Lauren RowlesOBE

Personal information
- Full name: Lauren Rachel Catherine Rowles
- Born: 24 April 1998 (age 28)
- Height: 172 cm (5 ft 8 in)
- Weight: 56 kg (123 lb)

Sport
- Sport: Para athletics (2012–14) Para rowing (2015–present)
- Disability class: T54 (athletics) PR2 (rowing)

Medal record
Women's para rowing
Representing Great Britain
Paralympic Games
| Gold medal – first place | 2016 Rio de Janeiro | TA mixed double sculls |
| Gold medal – first place | 2020 Tokyo | PR2 mixed double sculls |
| Gold medal – first place | 2024 Paris | PR2 mixed double sculls |
World Championships
| Gold medal – first place | 2019 Ottensheim | PR2 mixed double sculls |
| Gold medal – first place | 2023 Belgrade | PR2 mixed double sculls |
| Silver medal – second place | 2015 Aiguebelette-le-Lac | TA mixed double sculls |
European Championships
| Gold medal – first place | 2023 Bled | PR2 mixed double sculls |
| Gold medal – first place | 2024 Szeged | PR2 mixed double sculls |

= Lauren Rowles =

British sports person

Lauren Rachel Catherine Rowles (born 24 April 1998) is a British parasport rower and former wheelchair athlete. She won gold with Laurence Whiteley in the trunk-arms mixed double sculls (TAMix2x) at the 2016 Summer Paralympics.The pair repeated their achievement in Tokyo at the 2021 Summer Paralympics.

== Background ==
Rowles, who is from Cofton Hackett, Bromsgrove District, attended North Bromsgrove High School. At the age of 13 she suddenly developed transverse myelitis (a condition in which the spinal cord is inflamed), which left her with no feeling below her chest. She decided to take up Paralympic sport while watching coverage of the 2012 Summer Paralympics during a stay in Stoke Mandeville Spinal Injuries Unit.

Rowles completed her A-levels at King Edward VI College, Stourbridge, and is currently studying law at Oxford Brookes University.
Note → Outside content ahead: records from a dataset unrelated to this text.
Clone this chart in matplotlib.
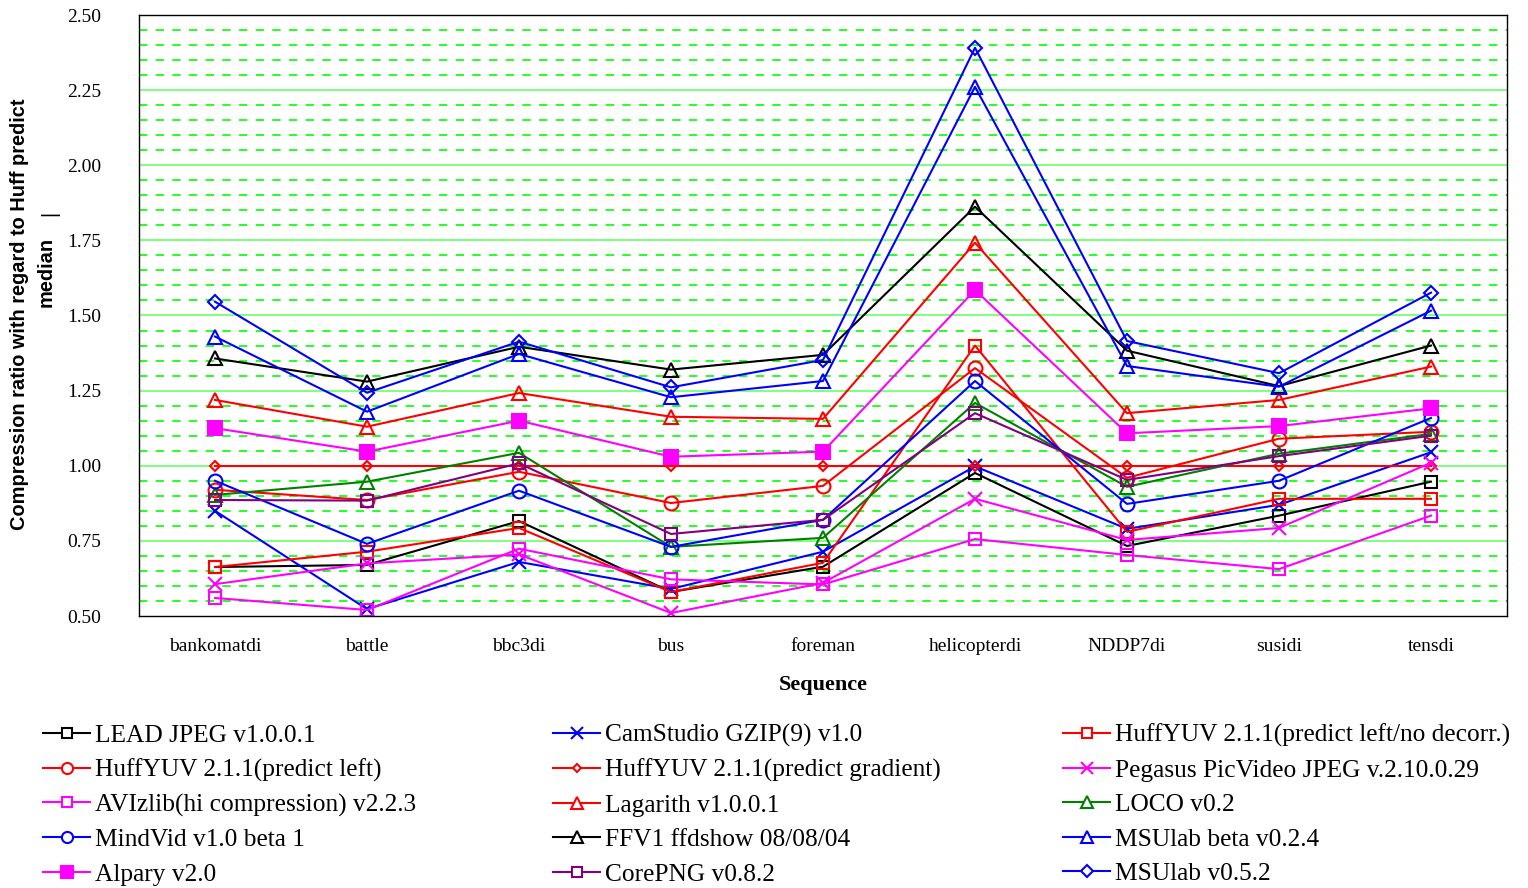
import numpy as np
import matplotlib
matplotlib.use("Agg")
import matplotlib.pyplot as plt
from matplotlib.lines import Line2D

# categories and values
sequences = ["bankomatdi", "battle", "bbc3di", "bus", "foreman",
             "helicopterdi", "NDDP7di", "susidi", "tensdi"]

lead_jpeg = [0.663, 0.67, 0.816, 0.58, 0.664, 0.976, 0.733, 0.834, 0.947]
camstudio = [0.85, 0.523, 0.68, 0.59, 0.714, 0.998, 0.79, 0.87, 1.045]
huff_nodecorr = [0.663, 0.714, 0.793, 0.58, 0.677, 1.40, 0.78, 0.89, 0.89]
huff_left = [0.92, 0.886, 0.98, 0.876, 0.933, 1.325, 0.96, 1.09, 1.113]
huff_gradient = [1.0, 1.0, 1.0, 1.0, 1.0, 1.0, 1.0, 1.0, 1.0]
pegasus = [0.606, 0.675, 0.705, 0.51, 0.61, 0.89, 0.753, 0.793, 1.01]
avizlib = [0.56, 0.52, 0.724, 0.622, 0.605, 0.756, 0.703, 0.656, 0.834]
lagarith = [1.219, 1.13, 1.242, 1.163, 1.156, 1.742, 1.175, 1.219, 1.33]
loco = [0.903, 0.947, 1.043, 0.73, 0.76, 1.209, 0.93, 1.04, 1.106]
mindvid = [0.95, 0.74, 0.917, 0.73, 0.82, 1.282, 0.873, 0.95, 1.159]
ffv1 = [1.357, 1.28, 1.396, 1.32, 1.369, 1.862, 1.383, 1.265, 1.40]
msulab_beta = [1.43, 1.18, 1.372, 1.228, 1.282, 2.261, 1.332, 1.263, 1.516]
alpary = [1.125, 1.047, 1.15, 1.03, 1.047, 1.585, 1.108, 1.132, 1.191]
corepng = [0.886, 0.884, 1.008, 0.773, 0.82, 1.175, 0.953, 1.032, 1.10]
msulab_052 = [1.546, 1.243, 1.413, 1.261, 1.352, 2.391, 1.415, 1.308, 1.576]

names = ["LEAD JPEG v1.0.0.1", "CamStudio GZIP(9) v1.0",
         "HuffYUV 2.1.1(predict left/no decorr.)",
         "HuffYUV 2.1.1(predict left)", "HuffYUV 2.1.1(predict gradient)",
         "Pegasus PicVideo JPEG v.2.10.0.29",
         "AVIzlib(hi compression) v2.2.3", "Lagarith v1.0.0.1", "LOCO v0.2",
         "MindVid v1.0 beta 1", "FFV1 ffdshow 08/08/04", "MSUlab beta v0.2.4",
         "Alpary v2.0", "CorePNG v0.8.2", "MSUlab v0.5.2"]
series = [lead_jpeg, camstudio, huff_nodecorr, huff_left, huff_gradient,
          pegasus, avizlib, lagarith, loco, mindvid, ffv1, msulab_beta,
          alpary, corepng, msulab_052]

# (colour, marker, markersize, filled)
styles = [("black", "s", 9, False), ("#0000ff", "x", 10, False),
          ("#ff0000", "s", 9, False), ("#ff0000", "o", 10, False),
          ("#ff0000", "D", 5.5, False), ("#ff00ff", "x", 10, False),
          ("#ff00ff", "s", 9, False), ("#ff0000", "^", 10, False),
          ("#008000", "^", 10, False), ("#0000ff", "o", 10, False),
          ("black", "^", 10, False), ("#0000ff", "^", 10, False),
          ("#ff00ff", "s", 10, True), ("#800080", "s", 9, False),
          ("#0000ff", "D", 7.5, False)]

W, H = 1528, 888
fig = plt.figure(figsize=(W / 100, H / 100), dpi=100)
ax = fig.add_axes([139 / W, 1 - 616 / H, (1507 - 139) / W, (616 - 15) / H])

x = np.arange(len(sequences))

# grid: solid every 0.25, dashed every 0.05
for v in np.arange(0.55, 2.5, 0.05):
    if abs(v / 0.25 - round(v / 0.25)) < 1e-6:
        ax.axhline(v, color="#00ff00", lw=1.3, alpha=0.55, zorder=0)
    else:
        ax.axhline(v, color="#00ff00", lw=1.2, ls=(0, (5, 5)), zorder=0)

handles = []
for vals, name, (c, m, ms, filled) in zip(series, names, styles):
    ln, = ax.plot(x, vals, color=c, lw=1.5, marker=m, markersize=ms,
                  markerfacecolor=c if filled else "none",
                  markeredgecolor=c, markeredgewidth=1.5, label=name)
    handles.append(Line2D([0], [0], color=c, lw=1.5, marker=m,
                          markersize=ms * 0.8,
                          markerfacecolor=c if filled else "white",
                          markeredgecolor=c, markeredgewidth=1.5))

ax.set_xlim(-0.5, len(sequences) - 0.5)
ax.set_ylim(0.5, 2.5)
ax.set_yticks(np.arange(0.5, 2.51, 0.25))
ax.set_yticklabels([f"{v:.2f}" for v in np.arange(0.5, 2.51, 0.25)],
                   family="Liberation Serif", fontsize=14)
ax.set_xticks(x)
ax.set_xticklabels(sequences, family="Liberation Serif", fontsize=14)
ax.tick_params(axis="y", length=0, pad=27)
ax.tick_params(axis="x", length=0, pad=16)
for sp in ax.spines.values():
    sp.set_color("black")
    sp.set_linewidth(1.0)

ax.set_xlabel("Sequence", family="Liberation Serif", fontweight="bold",
              fontsize=16, labelpad=14)

fig.text(20 / W, 1 - 314 / H, "Compression ratio with regard to Huff predict",
         rotation=90, ha="center", va="center", family="Liberation Sans",
         fontweight="bold", fontsize=14.4)
fig.text(46 / W, 1 - 272 / H, "median", rotation=90, ha="center",
         va="center", family="Liberation Sans", fontweight="bold",
         fontsize=14.4)
fig.text(50 / W, 1 - 213 / H, "|", rotation=90, ha="center", va="center",
         family="Liberation Sans", fontsize=14.4)

# legend: three columns, filled row by row
col_x = [43, 553, 1063]
for col in range(3):
    idx = [row * 3 + col for row in range(5)]
    leg = fig.legend([handles[i] for i in idx], [names[i] for i in idx],
                     loc="upper left", bbox_to_anchor=(col_x[col] / W, 1 - 724 / H),
                     frameon=False, prop={"family": "Liberation Serif", "size": 18.3},
                     handlelength=1.85, handletextpad=0.2, labelspacing=0.46,
                     borderaxespad=0, borderpad=0)

fig.savefig("out.png", dpi=100)
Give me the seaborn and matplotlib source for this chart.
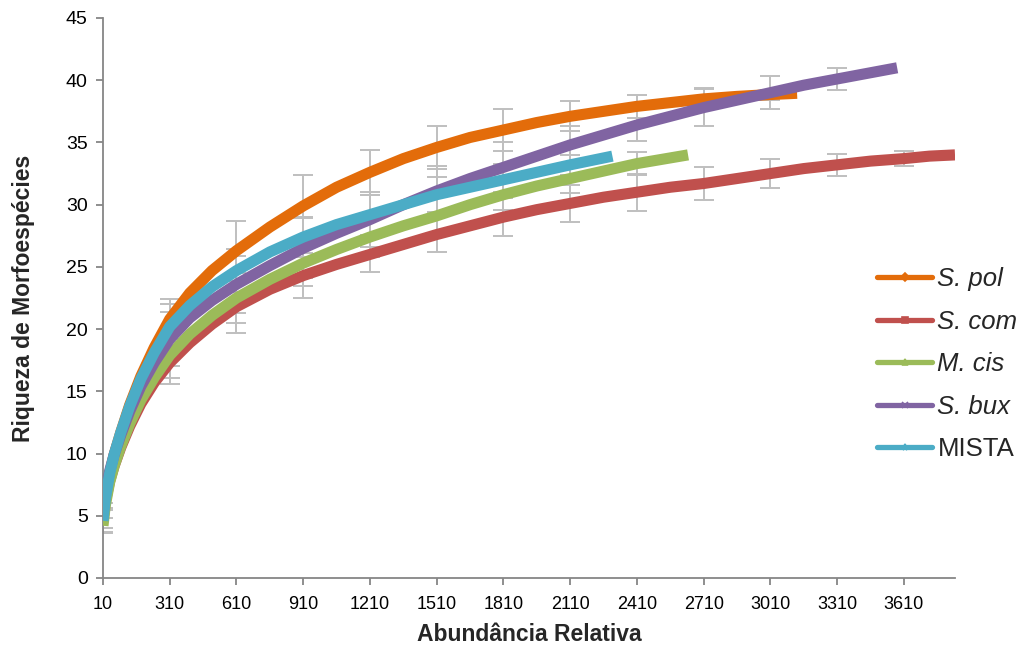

She is openly gay. Rowles is engaged to Jude, a wheelchair basketball player.

== Career ==
Rowles competed as a wheelchair racer before switching to rowing. She took up the sport in November 2012 and competed in T54 events. In 2014, she was the England under-16s champion at 100 m, 200 m and 1,500 m. She represented England at the 2014 Commonwealth Games, where she was the youngest track and field athlete in the England team at the age of 16. She reached the final of the T54 1500 m, finishing ninth.

Rowles took up rowing in early 2015. She quickly teamed up with Laurence Whiteley, who had been searching for a suitable partner to compete with for over two years. They competed at the 2015 World Rowing Championships, winning the silver medal in the trunk-arms mixed double sculls. She and Whiteley competed at their first Paralympics in 2016, where they set a world record in the heats, and won gold in the final.

Rowles was appointed Member of the Order of the British Empire (MBE) in the 2017 New Year Honours and Officer of the Order of the British Empire (OBE) in the 2025 New Year Honours for services to rowing.